I don’t want to turn on easy mode and start filtering out all level-inappropriate encounters, save-or-die effects, or the like, nor do I want for my monsters–the intelligent ones at least–to start behaving like idiots. However, I also want the players to get to higher levels.
One of the biggest problems we’ve come up against is the dearth of henchmen. If everyone could get a full coterie of henchmen then they would be doing much better, but they are mostly wandering around Class VI and the occasional Class V market, which means d2 0th level men and a small % chance of a single level 1 henchman available for hire. I guess we could spend 6 months wandering from barony to barony, fastidiously avoiding all encounters, until enough henchmen can be acquired, but that hardly seems like the right solution.
Clearly, though, people are reaching higher levels in ACKS campaigns out there in the world, so we must be doing something wrong.
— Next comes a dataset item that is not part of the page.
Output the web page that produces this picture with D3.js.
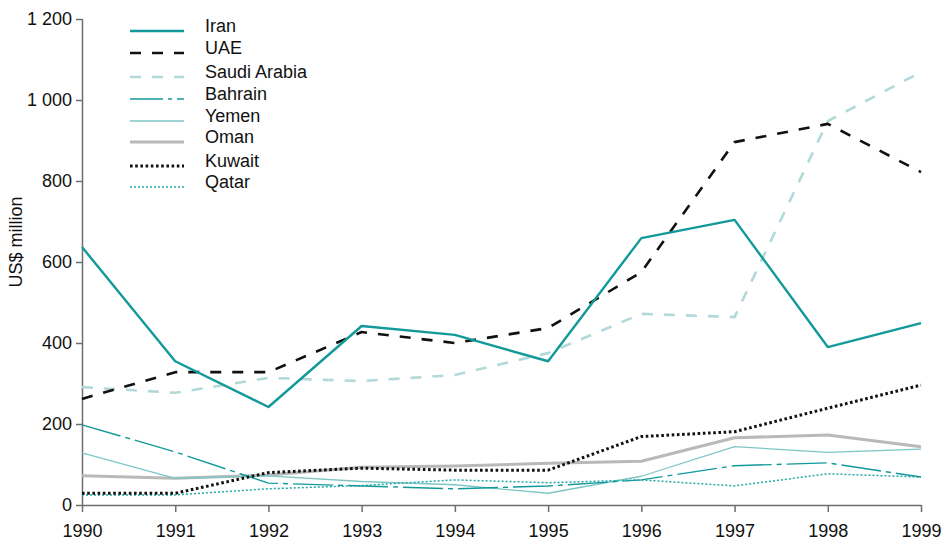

So, I’m hoping to solicit advice on:
(1) Things I can do to help the party reach higher levels which are not simply “go easier on them.” If we wanted to play an /easy/ game, I’d run more Pathfinder.
(2) Things I might be doing incorrectly that would improperly increase the lethality of the system.
(3) Advice I could give to the players to help them keep themselves alive.
(4) Anything else that is relevant that I don’t know enough to ask.
Thank you, everyone!
P.S.: Telling them to spend frivolously more isn’t useful. They already spend almost all their money frivolously anyways (that which doesn’t go towards buying the best mundane equipment and hiring henchmen is drunk/gambled/donated away). But even that gets them a thousand XP or so with a starting character, but then he dies and they are back to 0 with the next.